WHAT YOU HAVE TO DO:
Print, word for word, the opening line of the data below and every line after it through the line that contains "from matplotlib.transforms import", but not the pictures.

MATERIAL SUPPLIED:
## start

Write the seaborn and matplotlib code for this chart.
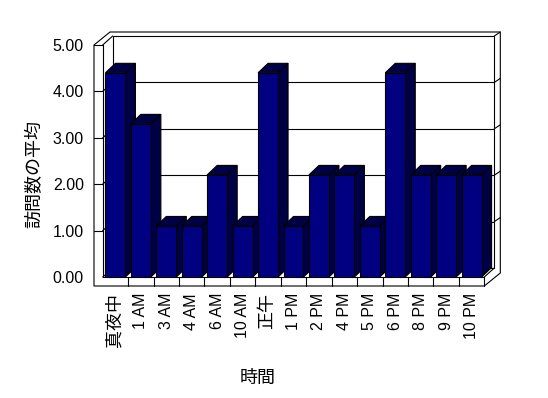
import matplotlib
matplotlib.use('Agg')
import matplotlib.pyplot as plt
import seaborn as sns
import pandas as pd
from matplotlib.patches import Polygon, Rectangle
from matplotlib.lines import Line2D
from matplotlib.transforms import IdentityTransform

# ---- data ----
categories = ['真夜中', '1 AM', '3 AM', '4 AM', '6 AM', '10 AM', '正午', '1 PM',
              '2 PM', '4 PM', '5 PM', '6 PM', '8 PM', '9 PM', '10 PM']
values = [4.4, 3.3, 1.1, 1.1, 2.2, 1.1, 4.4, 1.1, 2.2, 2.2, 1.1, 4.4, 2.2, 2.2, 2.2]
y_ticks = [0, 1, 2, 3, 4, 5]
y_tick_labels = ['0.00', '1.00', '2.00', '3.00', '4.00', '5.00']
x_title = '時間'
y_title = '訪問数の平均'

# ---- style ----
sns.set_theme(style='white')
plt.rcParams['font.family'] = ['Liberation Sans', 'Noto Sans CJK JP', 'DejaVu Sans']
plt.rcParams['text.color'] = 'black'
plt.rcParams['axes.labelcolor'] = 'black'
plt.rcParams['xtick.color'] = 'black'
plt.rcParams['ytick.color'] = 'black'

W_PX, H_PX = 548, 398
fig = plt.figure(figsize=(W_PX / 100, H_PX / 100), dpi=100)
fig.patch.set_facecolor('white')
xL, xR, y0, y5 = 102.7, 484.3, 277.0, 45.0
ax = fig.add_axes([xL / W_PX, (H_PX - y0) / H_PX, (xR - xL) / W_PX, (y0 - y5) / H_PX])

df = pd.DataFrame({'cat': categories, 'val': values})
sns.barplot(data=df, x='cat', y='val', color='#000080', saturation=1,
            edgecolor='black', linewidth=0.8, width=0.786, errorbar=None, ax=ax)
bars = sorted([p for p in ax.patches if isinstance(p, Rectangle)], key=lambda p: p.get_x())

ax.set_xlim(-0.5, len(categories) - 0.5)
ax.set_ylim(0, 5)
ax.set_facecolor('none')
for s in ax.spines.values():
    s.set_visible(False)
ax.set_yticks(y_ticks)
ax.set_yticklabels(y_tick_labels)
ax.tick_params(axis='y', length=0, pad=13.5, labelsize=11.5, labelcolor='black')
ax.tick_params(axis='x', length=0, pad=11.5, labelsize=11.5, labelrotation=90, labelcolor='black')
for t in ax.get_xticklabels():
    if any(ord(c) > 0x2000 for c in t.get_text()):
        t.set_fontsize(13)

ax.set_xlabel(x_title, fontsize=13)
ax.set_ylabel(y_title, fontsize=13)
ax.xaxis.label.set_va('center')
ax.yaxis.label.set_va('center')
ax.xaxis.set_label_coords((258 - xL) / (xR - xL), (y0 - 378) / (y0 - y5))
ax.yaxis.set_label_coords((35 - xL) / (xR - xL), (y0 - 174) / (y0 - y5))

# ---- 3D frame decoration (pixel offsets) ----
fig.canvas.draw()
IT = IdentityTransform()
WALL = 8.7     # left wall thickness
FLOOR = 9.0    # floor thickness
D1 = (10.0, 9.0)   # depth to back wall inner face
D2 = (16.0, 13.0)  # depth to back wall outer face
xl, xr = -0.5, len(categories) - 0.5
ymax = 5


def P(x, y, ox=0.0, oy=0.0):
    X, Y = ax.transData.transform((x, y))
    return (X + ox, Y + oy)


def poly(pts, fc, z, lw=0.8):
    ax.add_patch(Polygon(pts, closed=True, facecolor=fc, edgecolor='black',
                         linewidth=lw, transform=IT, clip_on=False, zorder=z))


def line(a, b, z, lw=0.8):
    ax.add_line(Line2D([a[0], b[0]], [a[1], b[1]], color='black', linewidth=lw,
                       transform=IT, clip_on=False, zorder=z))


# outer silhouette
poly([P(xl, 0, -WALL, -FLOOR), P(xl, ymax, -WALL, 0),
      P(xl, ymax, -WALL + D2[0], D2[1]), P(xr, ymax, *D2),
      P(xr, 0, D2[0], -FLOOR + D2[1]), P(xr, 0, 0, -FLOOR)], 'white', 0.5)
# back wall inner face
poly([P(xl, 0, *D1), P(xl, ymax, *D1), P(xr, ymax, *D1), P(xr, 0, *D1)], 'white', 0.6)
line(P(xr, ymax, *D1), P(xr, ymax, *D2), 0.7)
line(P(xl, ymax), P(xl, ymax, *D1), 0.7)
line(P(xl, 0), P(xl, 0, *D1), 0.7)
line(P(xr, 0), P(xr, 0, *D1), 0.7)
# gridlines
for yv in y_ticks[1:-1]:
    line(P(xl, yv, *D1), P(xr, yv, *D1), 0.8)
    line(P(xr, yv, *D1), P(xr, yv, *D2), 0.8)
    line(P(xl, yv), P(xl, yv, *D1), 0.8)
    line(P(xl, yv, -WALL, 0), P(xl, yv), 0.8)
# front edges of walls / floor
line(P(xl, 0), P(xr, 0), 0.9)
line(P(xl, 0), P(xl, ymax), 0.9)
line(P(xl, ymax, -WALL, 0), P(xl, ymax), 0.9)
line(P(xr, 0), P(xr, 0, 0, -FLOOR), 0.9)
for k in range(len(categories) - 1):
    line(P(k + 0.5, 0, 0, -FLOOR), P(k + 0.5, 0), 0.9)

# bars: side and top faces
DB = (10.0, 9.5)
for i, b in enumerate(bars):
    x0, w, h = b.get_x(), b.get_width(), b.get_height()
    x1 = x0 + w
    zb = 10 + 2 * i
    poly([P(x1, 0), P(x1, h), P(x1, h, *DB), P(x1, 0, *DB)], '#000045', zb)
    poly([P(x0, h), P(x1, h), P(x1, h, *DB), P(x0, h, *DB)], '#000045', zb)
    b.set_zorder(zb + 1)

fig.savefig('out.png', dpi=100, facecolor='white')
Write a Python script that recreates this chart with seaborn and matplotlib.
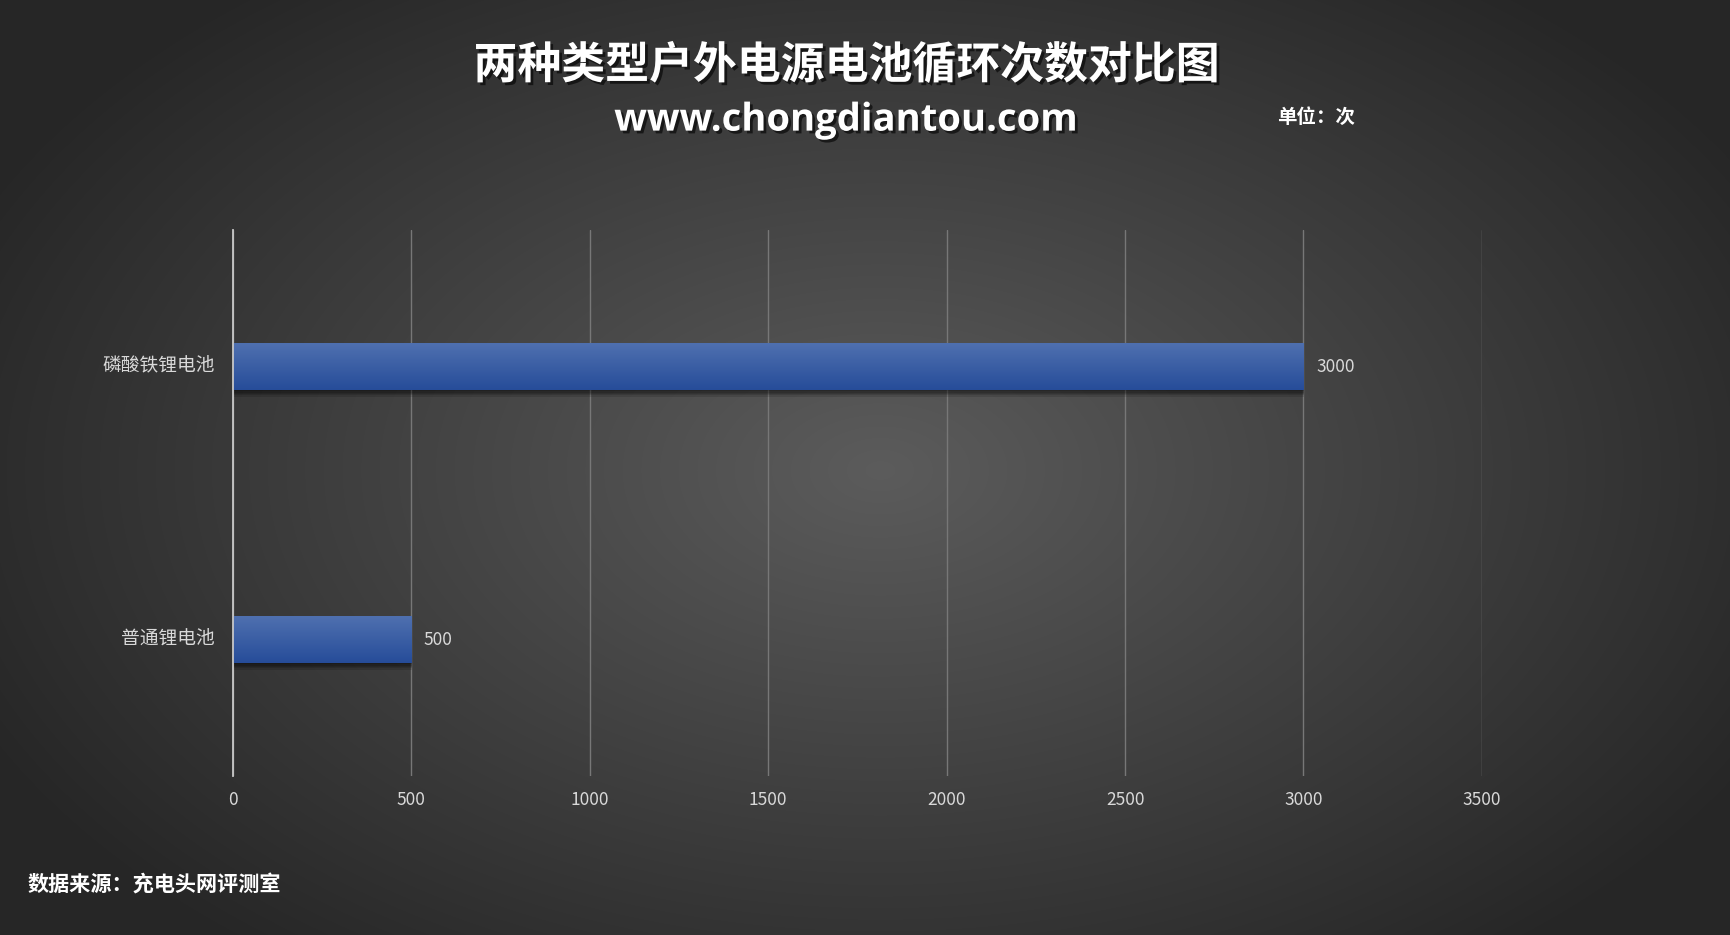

## end

EXERCISE SOLUTION:
Write the seaborn and matplotlib code for this chart.
import matplotlib
matplotlib.use('Agg')
import matplotlib.pyplot as plt
import seaborn as sns
import pandas as pd
from matplotlib.patches import Polygon, Rectangle
from matplotlib.lines import Line2D
from matplotlib.transforms import IdentityTransform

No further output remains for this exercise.